Copper conundrum: price plummets despite strong Chinese demand
Metal moved in tandem with steel for most of this year but now their paths diverge
Henry Sanderson
Concerns about the US-China trade war have hit the price of copper this year — and yet a key indicator of the metal’s demand remains healthy.
The commodity, often called Dr Copper for its ability to forecast global economic growth, has fallen 13 per cent to trade at $6,262 a tonne.
Despite the price plummeting, analysts say physical demand for copper in China, the world’s largest consumer, is strong. The price to buy copper in China, as measured by the local premium, has risen over the past month.
But in China the price of steel, which has moved in tandem with copper for most of this year, has continued to rise.

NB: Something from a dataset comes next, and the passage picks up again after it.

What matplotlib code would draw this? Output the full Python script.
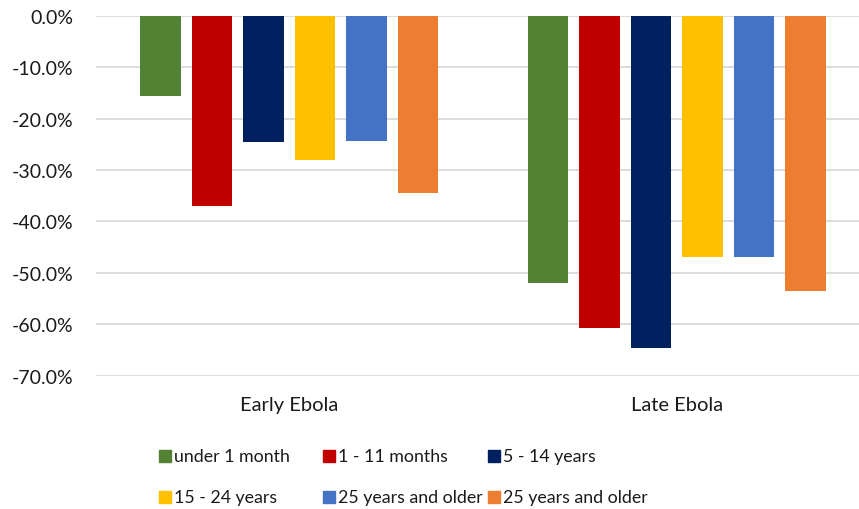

Both metals are used in construction.
“We’ve never seen this degree of divergence sustained for so long,” said Ian Roper, an analyst at SMM, a Chinese metals consultancy in Singapore. “Underlying fundamentals today are quite good.”
That is a sentiment shared by the largest copper miners such as Freeport-McMoRan and Antofagasta, which say demand for copper from their customers remains strong.
The sell-off in copper prices has instead been driven by traders and speculators more concerned about the global economic impact of a US-Sino trade tussle.
“Escalating trade rhetoric from the US administration was sufficient to put an end to copper’s party,” according to analysts at Wood Mackenzie.
Going forward the question will be how much the trade dispute — and the rhetoric — starts to eat into real copper demand in China.
Analysts at BMO Capital Markets expect growth in copper demand to fall to 2.6 per cent in 2019 from an expected 4.2 per cent this year. Traders may be right to be cautious.